Desire to help others blossoms in Hinsdale gardener
Last updated 4/15/2020 at 3:36pm | View PDF
For Carol Burck, spring cleaning doesn't just mean washing windows and cleaning out closets. As a master gardener, the promise of warmer weather takes her outdoors.
Burck has spent spring's sunniest days cleaning and preparing her garden for this year's growing season and looking forward to the day when her Hinsdale yard is once again filled with delicious vegetables and beautiful flowers.
Now semi-retired from a career in cancer research, the molecular biologist said she has always found gardening to be a great stress reliever. As a University of Illinois Extension Master Gardener, she aims to make gardening just as enjoyable for others.
The program accepts a limited number of applicants every other year, Burck said. After 10 to 12 weeks of classes that cover subjects such as biology, botany, insects, pesticides and plant diseases, budding master gardeners must complete volunteer hours.
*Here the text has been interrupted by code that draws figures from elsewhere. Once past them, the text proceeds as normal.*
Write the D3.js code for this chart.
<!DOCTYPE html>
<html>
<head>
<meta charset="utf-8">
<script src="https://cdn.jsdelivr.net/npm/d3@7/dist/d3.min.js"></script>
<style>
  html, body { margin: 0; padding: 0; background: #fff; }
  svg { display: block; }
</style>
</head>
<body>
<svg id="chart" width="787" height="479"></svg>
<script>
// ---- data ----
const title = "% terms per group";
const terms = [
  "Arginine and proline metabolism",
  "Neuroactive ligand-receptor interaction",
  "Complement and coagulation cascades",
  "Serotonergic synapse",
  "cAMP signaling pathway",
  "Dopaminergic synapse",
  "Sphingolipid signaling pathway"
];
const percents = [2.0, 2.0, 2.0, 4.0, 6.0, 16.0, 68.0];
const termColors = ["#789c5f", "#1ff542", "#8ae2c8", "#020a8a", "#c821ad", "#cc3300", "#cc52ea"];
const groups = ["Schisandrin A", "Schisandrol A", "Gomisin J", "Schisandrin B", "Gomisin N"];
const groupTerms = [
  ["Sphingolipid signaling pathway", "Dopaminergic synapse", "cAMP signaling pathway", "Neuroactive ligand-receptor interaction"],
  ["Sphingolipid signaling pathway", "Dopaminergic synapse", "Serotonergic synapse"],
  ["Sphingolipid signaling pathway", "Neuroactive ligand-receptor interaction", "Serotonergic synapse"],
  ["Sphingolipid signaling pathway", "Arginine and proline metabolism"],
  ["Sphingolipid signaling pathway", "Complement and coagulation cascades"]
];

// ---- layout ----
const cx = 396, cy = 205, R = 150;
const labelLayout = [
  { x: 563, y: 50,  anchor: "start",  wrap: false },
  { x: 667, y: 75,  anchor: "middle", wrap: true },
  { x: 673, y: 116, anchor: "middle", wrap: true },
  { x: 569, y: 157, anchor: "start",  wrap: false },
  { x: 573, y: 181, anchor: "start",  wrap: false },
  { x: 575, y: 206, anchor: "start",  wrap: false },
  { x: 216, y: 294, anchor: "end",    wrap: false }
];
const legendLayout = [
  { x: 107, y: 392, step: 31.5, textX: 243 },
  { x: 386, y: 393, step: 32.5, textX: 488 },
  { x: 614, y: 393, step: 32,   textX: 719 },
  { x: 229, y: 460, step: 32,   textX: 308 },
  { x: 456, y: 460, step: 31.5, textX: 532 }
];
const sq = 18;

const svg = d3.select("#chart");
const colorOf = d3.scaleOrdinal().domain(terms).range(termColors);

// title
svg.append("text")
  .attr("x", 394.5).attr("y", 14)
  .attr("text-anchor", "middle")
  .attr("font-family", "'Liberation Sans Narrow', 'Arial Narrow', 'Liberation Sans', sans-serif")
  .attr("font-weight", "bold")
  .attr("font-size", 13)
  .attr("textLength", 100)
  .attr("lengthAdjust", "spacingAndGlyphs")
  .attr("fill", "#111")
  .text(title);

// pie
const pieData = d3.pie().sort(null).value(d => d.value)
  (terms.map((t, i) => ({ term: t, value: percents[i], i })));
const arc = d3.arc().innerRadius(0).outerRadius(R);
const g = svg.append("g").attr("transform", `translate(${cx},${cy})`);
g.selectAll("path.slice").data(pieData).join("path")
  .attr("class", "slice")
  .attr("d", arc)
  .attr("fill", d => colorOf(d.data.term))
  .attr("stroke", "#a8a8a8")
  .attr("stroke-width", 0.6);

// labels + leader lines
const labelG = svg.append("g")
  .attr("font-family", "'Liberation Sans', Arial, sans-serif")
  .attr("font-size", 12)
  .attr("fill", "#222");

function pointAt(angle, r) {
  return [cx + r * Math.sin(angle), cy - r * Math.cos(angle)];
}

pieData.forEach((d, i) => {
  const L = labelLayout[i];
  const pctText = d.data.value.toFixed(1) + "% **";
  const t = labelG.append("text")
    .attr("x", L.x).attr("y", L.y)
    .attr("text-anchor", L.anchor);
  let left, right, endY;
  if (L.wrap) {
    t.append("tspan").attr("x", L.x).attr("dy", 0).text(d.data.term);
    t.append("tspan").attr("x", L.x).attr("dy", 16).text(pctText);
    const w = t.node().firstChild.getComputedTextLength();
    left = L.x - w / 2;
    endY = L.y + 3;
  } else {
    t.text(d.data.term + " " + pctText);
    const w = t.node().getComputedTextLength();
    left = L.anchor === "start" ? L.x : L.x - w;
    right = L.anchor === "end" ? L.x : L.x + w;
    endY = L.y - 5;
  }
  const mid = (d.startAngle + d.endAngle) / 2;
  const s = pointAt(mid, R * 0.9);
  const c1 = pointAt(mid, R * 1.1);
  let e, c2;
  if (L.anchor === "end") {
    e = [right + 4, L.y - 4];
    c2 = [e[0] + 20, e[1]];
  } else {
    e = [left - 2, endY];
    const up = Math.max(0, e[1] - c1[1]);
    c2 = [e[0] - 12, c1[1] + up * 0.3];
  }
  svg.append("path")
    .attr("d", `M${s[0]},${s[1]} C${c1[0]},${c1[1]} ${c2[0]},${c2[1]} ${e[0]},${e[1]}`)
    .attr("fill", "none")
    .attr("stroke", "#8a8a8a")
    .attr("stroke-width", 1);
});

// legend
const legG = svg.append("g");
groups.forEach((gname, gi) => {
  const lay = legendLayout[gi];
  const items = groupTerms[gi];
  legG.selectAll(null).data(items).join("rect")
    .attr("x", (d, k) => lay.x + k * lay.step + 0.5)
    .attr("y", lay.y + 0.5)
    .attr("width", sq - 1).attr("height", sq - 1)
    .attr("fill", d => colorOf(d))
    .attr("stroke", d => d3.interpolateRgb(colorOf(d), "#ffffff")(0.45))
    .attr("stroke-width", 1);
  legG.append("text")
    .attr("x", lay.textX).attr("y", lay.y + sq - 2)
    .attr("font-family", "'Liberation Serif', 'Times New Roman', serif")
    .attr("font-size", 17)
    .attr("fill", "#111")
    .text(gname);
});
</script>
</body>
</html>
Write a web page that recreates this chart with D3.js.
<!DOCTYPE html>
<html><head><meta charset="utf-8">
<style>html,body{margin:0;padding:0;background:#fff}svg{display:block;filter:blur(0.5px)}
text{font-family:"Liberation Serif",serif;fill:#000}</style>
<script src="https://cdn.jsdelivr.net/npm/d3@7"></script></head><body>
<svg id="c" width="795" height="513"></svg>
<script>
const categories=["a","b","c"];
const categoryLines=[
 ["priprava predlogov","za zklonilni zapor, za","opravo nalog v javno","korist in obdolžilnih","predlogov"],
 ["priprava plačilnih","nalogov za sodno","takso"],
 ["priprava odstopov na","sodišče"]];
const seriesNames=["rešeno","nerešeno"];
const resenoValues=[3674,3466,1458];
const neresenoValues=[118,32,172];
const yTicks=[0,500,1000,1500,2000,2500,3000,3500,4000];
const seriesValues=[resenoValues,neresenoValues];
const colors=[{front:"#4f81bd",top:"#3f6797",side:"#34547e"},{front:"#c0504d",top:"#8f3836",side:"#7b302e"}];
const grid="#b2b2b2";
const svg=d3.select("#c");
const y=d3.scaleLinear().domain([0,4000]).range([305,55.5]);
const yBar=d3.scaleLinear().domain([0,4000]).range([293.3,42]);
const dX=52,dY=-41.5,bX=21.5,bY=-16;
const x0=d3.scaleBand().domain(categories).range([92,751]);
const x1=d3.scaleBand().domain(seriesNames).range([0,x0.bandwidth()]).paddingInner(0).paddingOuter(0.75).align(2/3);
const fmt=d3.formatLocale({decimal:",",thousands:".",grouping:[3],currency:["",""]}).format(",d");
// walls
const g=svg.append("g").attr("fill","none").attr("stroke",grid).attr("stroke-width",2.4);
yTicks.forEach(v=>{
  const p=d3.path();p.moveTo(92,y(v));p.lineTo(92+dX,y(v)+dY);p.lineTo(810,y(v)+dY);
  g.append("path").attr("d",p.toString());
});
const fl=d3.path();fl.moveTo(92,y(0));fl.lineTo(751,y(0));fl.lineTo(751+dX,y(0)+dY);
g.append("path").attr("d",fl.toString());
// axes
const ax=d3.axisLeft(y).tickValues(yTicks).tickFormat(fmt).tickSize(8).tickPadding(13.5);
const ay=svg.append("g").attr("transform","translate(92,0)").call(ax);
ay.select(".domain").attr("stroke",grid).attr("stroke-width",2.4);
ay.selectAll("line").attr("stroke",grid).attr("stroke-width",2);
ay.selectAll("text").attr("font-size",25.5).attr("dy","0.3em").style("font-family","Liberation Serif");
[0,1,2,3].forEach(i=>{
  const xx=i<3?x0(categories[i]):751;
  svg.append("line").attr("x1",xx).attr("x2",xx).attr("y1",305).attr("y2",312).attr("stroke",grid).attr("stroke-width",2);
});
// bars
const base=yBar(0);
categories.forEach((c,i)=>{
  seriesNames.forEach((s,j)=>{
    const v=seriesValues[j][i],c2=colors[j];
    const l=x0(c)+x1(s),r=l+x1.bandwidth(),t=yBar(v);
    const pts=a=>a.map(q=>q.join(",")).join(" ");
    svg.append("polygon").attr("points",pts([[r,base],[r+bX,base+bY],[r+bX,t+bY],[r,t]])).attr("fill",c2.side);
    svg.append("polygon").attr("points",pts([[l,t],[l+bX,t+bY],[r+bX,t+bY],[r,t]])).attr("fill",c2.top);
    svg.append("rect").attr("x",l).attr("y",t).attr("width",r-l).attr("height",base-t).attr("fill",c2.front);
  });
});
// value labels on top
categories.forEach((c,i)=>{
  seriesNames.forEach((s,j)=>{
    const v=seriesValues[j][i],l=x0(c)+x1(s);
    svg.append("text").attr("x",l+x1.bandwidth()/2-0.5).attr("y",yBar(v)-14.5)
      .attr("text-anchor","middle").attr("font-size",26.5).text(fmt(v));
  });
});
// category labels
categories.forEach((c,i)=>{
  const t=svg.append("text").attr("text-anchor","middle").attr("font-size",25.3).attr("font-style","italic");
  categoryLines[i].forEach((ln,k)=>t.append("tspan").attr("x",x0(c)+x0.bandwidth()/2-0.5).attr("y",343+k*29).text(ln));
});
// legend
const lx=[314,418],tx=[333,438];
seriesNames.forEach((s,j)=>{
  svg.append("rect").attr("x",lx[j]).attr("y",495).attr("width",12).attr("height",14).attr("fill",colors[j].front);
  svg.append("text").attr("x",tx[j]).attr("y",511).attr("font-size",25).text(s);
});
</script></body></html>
"The great thing about the master gardener program is you're going out and helping the public understand," Burck said.
Master gardeners are equipped with the facts, knowledge and experience to help amateurs overcome obstacles, solve problems and find joy in gardening.
Sometimes, a master gardener has to do a little research to solve a gardener's issue. That ongoing learning, Burck said, keeps things interesting.
"We reply to everything we get," Burck said of the calls and emails that come through the master gardener help line. Master gardeners also plant themselves at local events such as garden walks, festivals and at local libraries to answer people's questions.
Forest preserves, schools and park districts also benefit from the group's expertise. Burck has used her knowledge to help gardens at Cass Middle School in Darien and Anne M. Jeans School near Burr Ridge get their roots in the ground. The school-based gardens are important because they teach a new generation about the joys of gardening and the importance of plants, flowers and vegetables, Burck said.
In 2019, master gardeners participated in 13 community projects, 20 speaking engagements and 26 mobile help desks throughout DuPage County. Those 130 volunteers logged more than 10,000 hours in 2019, resulting in donations of 2,210 pounds of fresh-grown produce to area food pantries.
More than 200 of those hours were served by Burck, who was recognized at a U of I Extension event in December.
Burck said many of those hours were spent as leader of the Graue Mill Master Gardener team - a job that involves planning spring and summer events to help visitors to the mill find success in their own gardening projects.
She said backyard gardeners can start planting lettuce, radishes, kale, cabbage and bok choy now. But the greatest joy of gardening comes later in the year, Burck said.
"A fresh garden tomato is always, in my opinion, so much better than anything you can buy," she said.